● Short problem
State how many lines in the listing below include the word "diagram", and add nothing besides the number.

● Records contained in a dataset
⁂

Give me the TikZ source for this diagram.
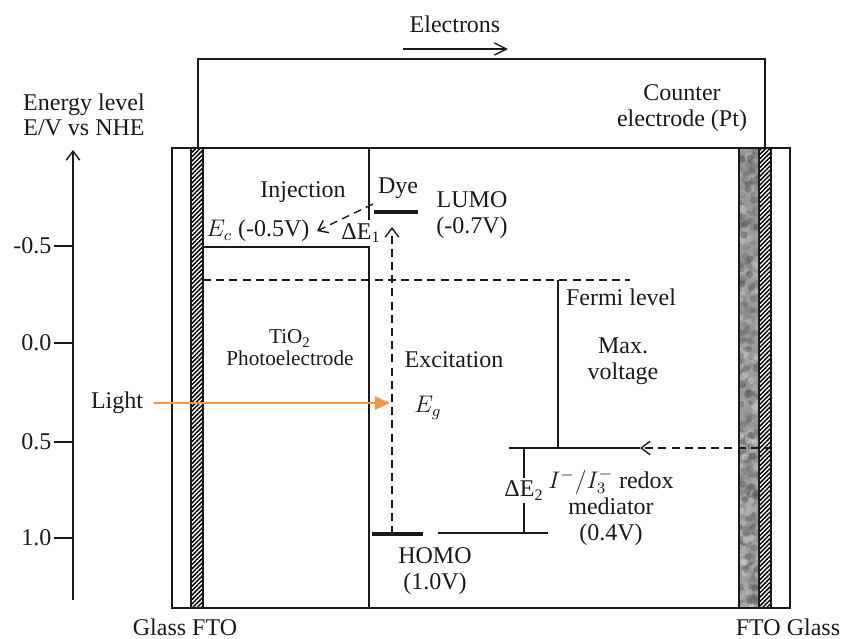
\documentclass[tikz,border=0pt]{standalone}
\usepackage{fontspec}
\setmainfont{Liberation Serif}
\usepackage{xcolor}
\definecolor{ink}{HTML}{1A1A1A}
\definecolor{sunlight}{HTML}{F79646}
\usepackage{tikz}
\usetikzlibrary{positioning,arrows.meta,patterns.meta,calc}
\tikzset{
  >={Straight Barb[length=4.5pt,width=6.8pt]},
  wire/.style={draw=ink,line width=0.7pt},
  dwire/.style={wire,dash pattern=on 4pt off 2.6pt},
  lvl/.style={draw=ink,line width=2.2pt},
  hatch/.style={pattern={Lines[angle=45,distance=1.55pt,line width=0.75pt]},draw=ink,line width=0.6pt},
  lightarr/.style={draw=sunlight,line width=1.1pt,-{Triangle[length=7.5pt,width=6.5pt]}},
  lbl/.style={font=\fontsize{12}{12.8}\selectfont,text=ink,inner sep=1pt,align=center},
  slbl/.style={lbl,font=\fontsize{10.6}{11}\selectfont},
  cover/.style={lbl,fill=white,inner sep=1.5pt},
}

\begin{document}
\begin{tikzpicture}[x=0.5pt,y=-0.5pt]
  \useasboundingbox (0,0) rectangle (841,638);
  % energy axis
  \coordinate (ax0) at (73,600);
  \coordinate (ax1) at (73,150);
  \draw[wire,->] (ax0) -- (ax1);
  \node[lbl] (axt) at (84,115) {Energy level\\E/V vs NHE};
  \foreach \v/\yy in {-0.5/246,0.0/343,0.5/442,1.0/538}{
    \coordinate (tk\yy) at (73,\yy);
    \draw[wire] (tk\yy) -- ++(-19,0) node[lbl,left] (tl\yy) {\v};
  }
  % cell
  \draw[wire] (172,148) rectangle (790,608);
  \draw[hatch] (191,148) rectangle (203,608);
  \begin{scope}
    \clip (739,148) rectangle (759,608);
    \fill[black!40] (739,148) rectangle (759,608);
    \pgfmathsetseed{17}
    \foreach \i in {1,...,520}{
      \pgfmathsetmacro{\px}{739+20*rnd}
      \pgfmathsetmacro{\py}{148+460*rnd}
      \pgfmathsetmacro{\pg}{15+55*rnd}
      \fill[black!\pg,opacity=0.45] (\px,\py) circle (3.6);
    }
  \end{scope}
  \draw[wire] (739,148) rectangle (759,608);
  \draw[hatch] (759,148) rectangle (771,608);
  % external circuit
  \coordinate (wa) at (198,148);
  \coordinate (wb) at (765,148);
  \draw[wire] (wa) -- (198,59) -- (765,59) -- (wb);
  \coordinate (ea) at (403,49);
  \coordinate (eb) at (508,49);
  \draw[wire,-{Straight Barb[length=6pt,width=6pt]}] (ea) -- (eb);
  \node[lbl] (elec) at (455,24) {Electrons};
  \node[lbl] (cntr) at (682,108) {Counter\\electrode (Pt)};
  % TiO2 photoelectrode
  \draw[wire] (203,247) -- (369,247);
  \draw[wire] (369,148) -- (369,608);
  \node[slbl] (tio) at (290,348) {TiO\textsubscript{2}\\Photoelectrode};
  \node[lbl,anchor=west] (ec) at (204,231) {$E_c$ (-0.5V)};
  \node[cover] (de1) at (361,233) {ΔE\textsubscript{1}};
  \node[lbl] (inj) at (303,192) {Injection};
  % dye levels
  \coordinate (lumoA) at (374,212);
  \coordinate (lumoB) at (418,212);
  \coordinate (homoA) at (372,534);
  \coordinate (homoB) at (423,534);
  \draw[lvl] (lumoA) -- (lumoB);
  \draw[lvl] (homoA) -- (homoB);
  \node[lbl] (dye) at (398,188) {Dye};
  \node[lbl] (lumo) at (472,215) {LUMO\\(-0.7V)};
  \node[lbl] (homo) at (435,571) {HOMO\\(1.0V)};
  \coordinate (exA) at (392,534);
  \coordinate (exB) at (392,227);
  \draw[dwire,->] (exA) -- (exB);
  \coordinate (inA) at (373,204);
  \coordinate (inB) at (317,231);
  \draw[dwire,->] (inA) -- (inB);
  \node[lbl] (exc) at (454,360) {Excitation};
  \node[lbl] (eg) at (428,408) {$E_g$};
  % light
  \node[lbl] (light) at (117,403) {Light};
  \coordinate (lgt) at (390,403);
  \draw[lightarr] ([xshift=4.5pt]light.east) -- (lgt);
  % fermi level and redox
  \coordinate (fA) at (203,280);
  \coordinate (fB) at (630,280);
  \draw[dwire] (fA) -- (fB);
  \coordinate (mvA) at (558,280);
  \coordinate (mvB) at (558,448);
  \draw[wire] (mvA) -- (mvB);
  \node[lbl] (ferm) at (621,297) {Fermi level};
  \node[lbl] (maxv) at (623,361) {Max.\\voltage};
  \coordinate (rxA) at (509,448);
  \coordinate (rxB) at (640,448);
  \draw[wire] (rxA) -- (rxB);
  \coordinate (ceA) at (772,448);
  \draw[dwire,->] (ceA) -- (rxB);
  \coordinate (hbA) at (438,533);
  \coordinate (hbB) at (548,533);
  \draw[wire] (hbA) -- (hbB);
  \draw[wire] (524,448) -- node[cover] (de2) {ΔE\textsubscript{2}} (524,533);
  \node[lbl,font=\fontsize{12}{13}\selectfont] (redox) at (611,507) {$I^-/I_3^-$ redox\\mediator\\(0.4V)};
  % bottom labels
  \node[lbl] (gfto) at (185,627) {Glass FTO};
  \node[lbl] (ftog) at (788,627) {FTO Glass};
\end{tikzpicture}
\end{document}
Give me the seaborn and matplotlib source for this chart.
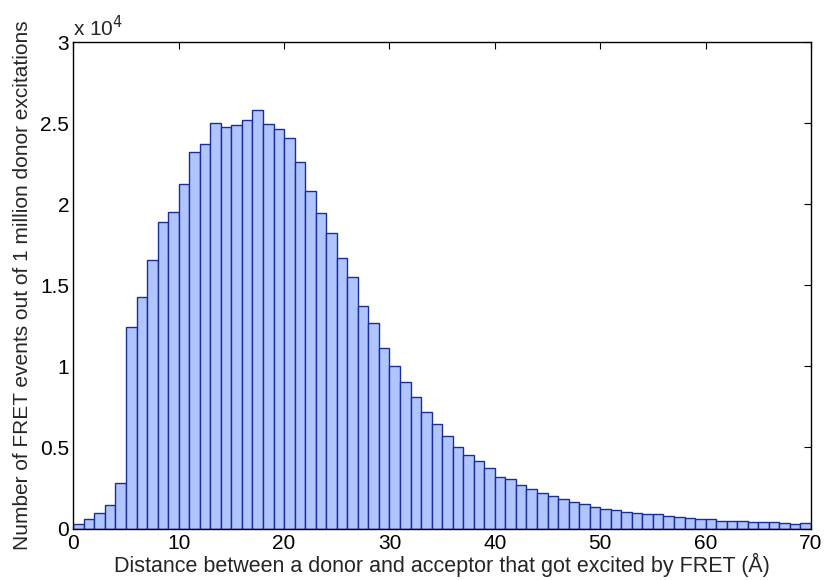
import matplotlib
matplotlib.use("Agg")
import matplotlib.pyplot as plt
import seaborn as sns
import numpy as np

# bin left edges (Å), width 1
bin_starts = list(range(0, 70))
counts = [300, 570, 935, 1450, 2790, 12460, 14310, 16570, 18920, 19540,
          21265, 23220, 23710, 25010, 24770, 24890, 25220, 25810, 24950, 24640,
          24100, 22600, 20830, 19460, 18240, 16720, 15540, 13750, 12700, 11120,
          10010, 9020, 8100, 7170, 6430, 5690, 5010, 4520, 4150, 3730,
          3180, 3040, 2670, 2420, 2170, 1990, 1800, 1640, 1490, 1350,
          1180, 1120, 1000, 940, 880, 880, 770, 710, 650, 590,
          590, 460, 460, 460, 400, 400, 400, 320, 260, 340]
x_ticks = [0, 10, 20, 30, 40, 50, 60, 70]
x_tick_labels = ["0", "10", "20", "30", "40", "50", "60", "70"]
y_ticks = [0, 5000, 10000, 15000, 20000, 25000, 30000]
y_tick_labels = ["0", "0.5", "1", "1.5", "2", "2.5", "3"]
x_label = "Distance between a donor and acceptor that got excited by FRET (Å)"
y_label = "Number of FRET events out of 1 million donor excitations"

sns.set_theme(style="white")
plt.rcParams['font.family'] = ['Liberation Sans', 'DejaVu Sans']

fig = plt.figure(figsize=(8.24, 5.8), dpi=100)
ax = fig.add_axes([73.3 / 824, 1 - 528.5 / 580, (811 - 73.3) / 824, (528.5 - 42.3) / 580])

centers = [b + 0.5 for b in bin_starts]
edges = list(range(0, 71))
sns.histplot(x=centers, weights=counts, bins=edges, ax=ax,
             color="#B0C4FF", edgecolor="#1A2E9A", linewidth=1.0, alpha=1.0)

ax.set_xlim(0, 70)
ax.set_ylim(0, 30000)
ax.set_xticks(x_ticks)
ax.set_xticklabels(x_tick_labels)
ax.set_yticks(y_ticks)
ax.set_yticklabels(y_tick_labels)
ax.tick_params(direction="in", length=5, width=0.8, top=True, right=True,
               labelsize=15, colors="black", pad=3)
ax.tick_params(axis="x", pad=4)
for s in ax.spines.values():
    s.set_visible(True)
    s.set_color("black")
    s.set_linewidth(1.0)
ax.set_xlabel(x_label, fontsize=15.5, labelpad=0)
ax.set_ylabel(y_label, fontsize=15, labelpad=6)
ax.text(0.0, 1.004, r"x 10$^{4}$", transform=ax.transAxes, fontsize=15,
        ha="left", va="bottom")
ax.grid(False)

fig.savefig("out.png", dpi=100)
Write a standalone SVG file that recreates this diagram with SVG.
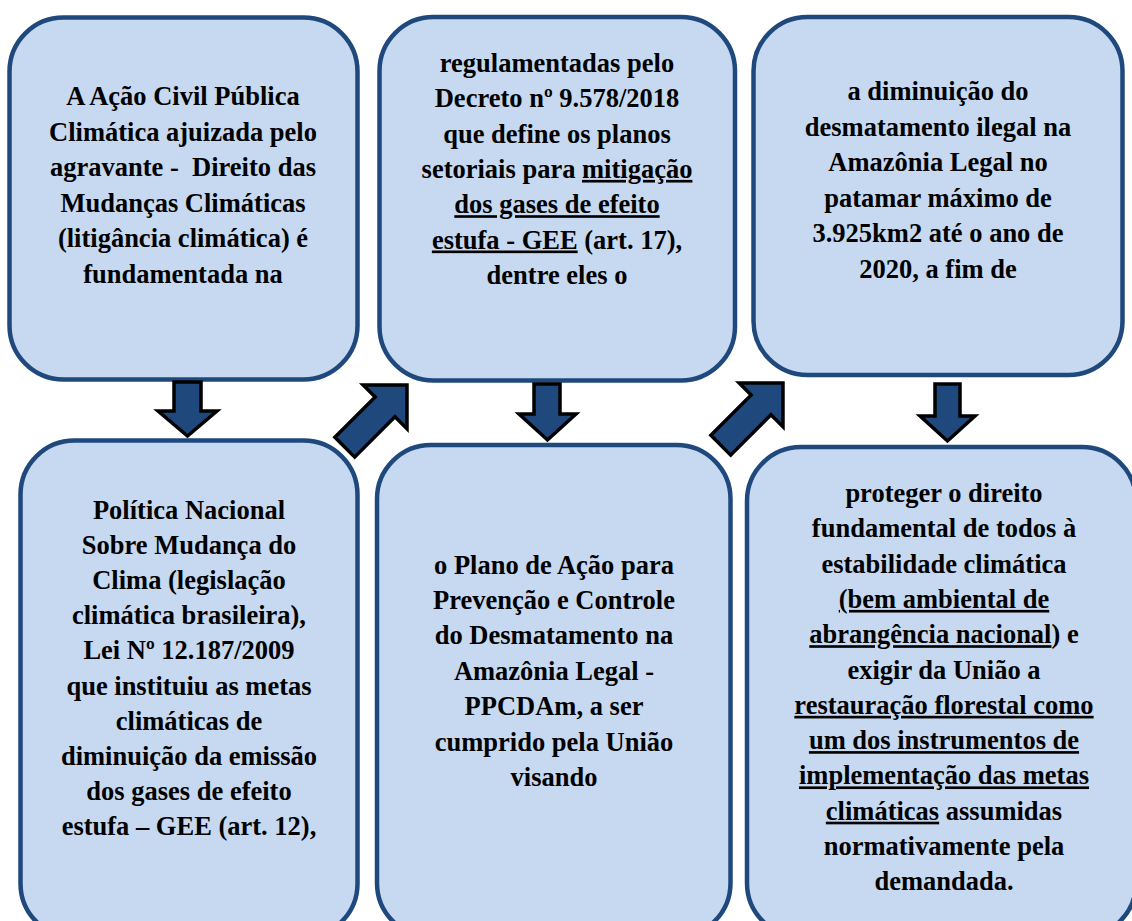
<svg xmlns="http://www.w3.org/2000/svg" width="1132" height="921" viewBox="0 0 1132 921">
<defs>
<style>
.box{fill:#C6D9F1;stroke:#1F497D;stroke-width:4.5}
.arr{fill:#1F497D;stroke:#000;stroke-width:3.5;stroke-linejoin:miter}
.t{font-weight:bold;font-size:26.5px;fill:#000;text-anchor:middle}
.u{text-decoration:underline}
</style>
<polygon id="diag" points="0,0 -31,-31 -31,-14 -88,-14 -88,14 -31,14 -31,31"/>
</defs>
<rect width="1132" height="921" fill="#fff"/>

<g id="node1">
<rect class="box" x="9.5" y="17.5" width="348" height="362" rx="54"/>
<g class="t" font-family="Liberation Serif, Tinos, Times New Roman, serif">
<text x="183" y="105">A Ação Civil Pública</text>
<text x="183" y="140.5">Climática ajuizada pelo</text>
<text x="183" y="176" xml:space="preserve">agravante -  Direito das</text>
<text x="183" y="211.5">Mudanças Climáticas</text>
<text x="183" y="247">(litigância climática) é</text>
<text x="183" y="282.5">fundamentada na</text>
</g>
</g>

<g id="node2">
<rect class="box" x="379.5" y="17" width="355.5" height="363.5" rx="54"/>
<g class="t" font-family="Liberation Serif, Tinos, Times New Roman, serif">
<text x="557" y="72">regulamentadas pelo</text>
<text x="557" y="107.3">Decreto nº 9.578/2018</text>
<text x="557" y="142.6">que define os planos</text>
<text x="557" y="177.9">setoriais para <tspan class="u">mitigação</tspan></text>
<text x="557" y="213.2"><tspan class="u">dos gases de efeito</tspan></text>
<text x="557" y="248.5"><tspan class="u">estufa - GEE</tspan> (art. 17),</text>
<text x="557" y="283.8">dentre eles o</text>
</g>
</g>

<g id="node3">
<rect class="box" x="753.5" y="17" width="369" height="358" rx="54"/>
<g class="t" font-family="Liberation Serif, Tinos, Times New Roman, serif">
<text x="938" y="100">a diminuição do</text>
<text x="938" y="135.6">desmatamento ilegal na</text>
<text x="938" y="171.2">Amazônia Legal no</text>
<text x="938" y="206.8">patamar máximo de</text>
<text x="938" y="242.4">3.925km2 até o ano de</text>
<text x="938" y="278">2020, a fim de</text>
</g>
</g>

<g id="node4">
<rect class="box" x="20.5" y="440.5" width="337" height="497" rx="54"/>
<g class="t" font-family="Liberation Serif, Tinos, Times New Roman, serif">
<text x="189" y="518.5">Política Nacional</text>
<text x="189" y="553.7">Sobre Mudança do</text>
<text x="189" y="588.9">Clima (legislação</text>
<text x="189" y="624.1">climática brasileira),</text>
<text x="189" y="659.3">Lei Nº 12.187/2009</text>
<text x="189" y="694.5">que instituiu as metas</text>
<text x="189" y="729.7">climáticas de</text>
<text x="189" y="764.9">diminuição da emissão</text>
<text x="189" y="800.1">dos gases de efeito</text>
<text x="189" y="835.3">estufa – GEE (art. 12),</text>
</g>
</g>

<g id="node5">
<rect class="box" x="377" y="445" width="353.5" height="492" rx="54"/>
<g class="t" font-family="Liberation Serif, Tinos, Times New Roman, serif">
<text x="554" y="573.5">o Plano de Ação para</text>
<text x="554" y="608.9">Prevenção e Controle</text>
<text x="554" y="644.3">do Desmatamento na</text>
<text x="554" y="679.7">Amazônia Legal -</text>
<text x="554" y="715.1">PPCDAm, a ser</text>
<text x="554" y="750.5">cumprido pela União</text>
<text x="554" y="785.9">visando</text>
</g>
</g>

<g id="node6">
<rect class="box" x="747" y="447" width="389" height="490" rx="54"/>
<g class="t" font-family="Liberation Serif, Tinos, Times New Roman, serif">
<text x="944" y="502">proteger o direito</text>
<text x="944" y="537.3">fundamental de todos à</text>
<text x="944" y="572.6">estabilidade climática</text>
<text x="944" y="607.9"><tspan class="u">(bem ambiental de</tspan></text>
<text x="944" y="643.2"><tspan class="u">abrangência nacional</tspan>) e</text>
<text x="944" y="678.5">exigir da União a</text>
<text x="944" y="713.8"><tspan class="u">restauração florestal como</tspan></text>
<text x="944" y="749.1"><tspan class="u">um dos instrumentos de</tspan></text>
<text x="944" y="784.4"><tspan class="u">implementação das metas</tspan></text>
<text x="944" y="819.7"><tspan class="u">climáticas</tspan> assumidas</text>
<text x="944" y="855">normativamente pela</text>
<text x="944" y="890.3">demandada.</text>
</g>
</g>

<g id="connectors">
<polygon class="arr" points="174,382 201,382 201,411 217,411 187.5,436 158,411 174,411"/>
<polygon class="arr" points="534,384 560,384 560,414 576,414 547.5,440 519,414 534,414"/>
<polygon class="arr" points="935,384 960,384 960,416 975,416 947.5,441 920,416 935,416"/>
<use href="#diag" class="arr" transform="translate(407,385) rotate(-45)"/>
<use href="#diag" class="arr" transform="translate(783,383) rotate(-45)"/>
</g>
</svg>
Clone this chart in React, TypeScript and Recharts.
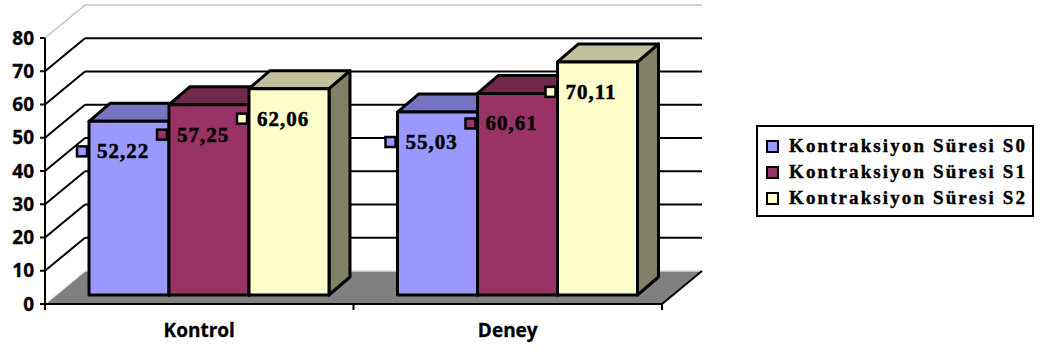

⁂

● Result of the exercise
2